The ECJ has followed the Advocate General’s opinion delivered in February. This therefore means that when determining the number of redundancies at an “establishment”, an employer should consider the unit to which the employees are assigned to carry out their duties rather than to the business as a whole. This means that employers will not have to consult with employees across multiple branches where only a small number of staff are at risk of redundancy at each “establishment”.  Whilst the Unions argued that regarding each store as an “establishment could lead to unjust and arbitrary results”, the ECJ noted in its judgement that an alternative interpretation would be contrary to the directives’ objectives of ensuring comparable protection for workers’ rights and rendering the burden of costs comparable in the different Member States. The ECJ also indicated that to require consultation with a single worker of an establishment because they could be aggregated with workers at other establishments would be contrary to the ordinary meaning of the term “collective redundancy”.

The case will now be returned to the Court of Appeal to consider whether the stores in this case can be classified as separate establishments, and it seems likely that the Court of Appeal will now reverse the EAT decision.

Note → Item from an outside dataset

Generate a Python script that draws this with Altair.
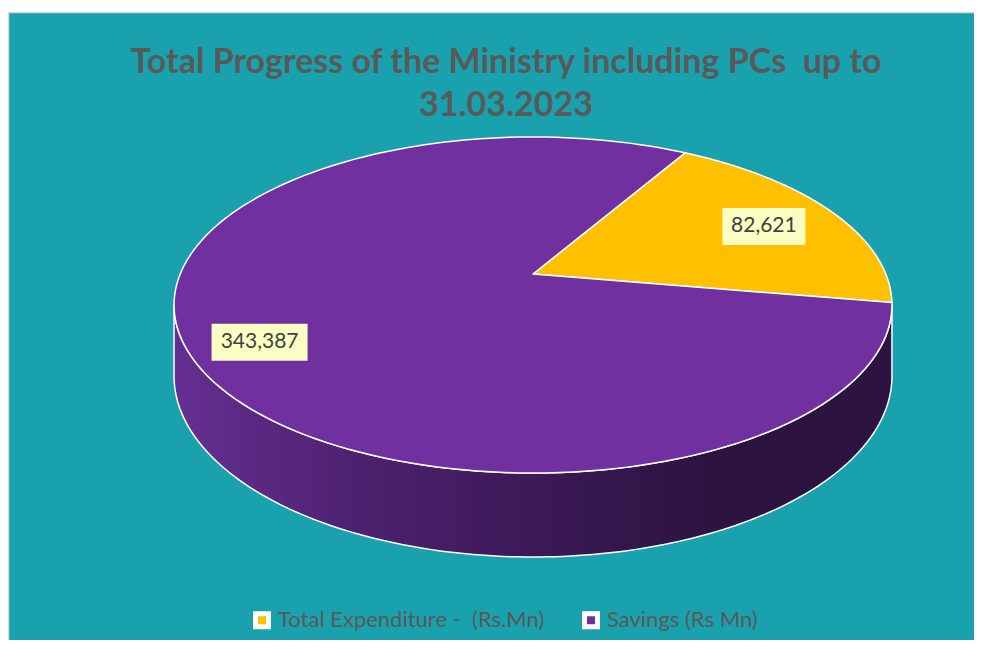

Larger employers who have employees at a number of sites will welcome this judgement as, if the ECJ had followed the EAT decision, they could have found themselves (as they should have been doing since the EAT decision) in a state of almost constant collective consultation with the headache of co-ordinating redundancies over multiple sites spread over a wide geographical area. The judgement also restores the link between the triggers for collective consultation and individual establishments which recognises that collective redundancies potentially have a much greater impact where they are concentrated in particular workforces and local areas.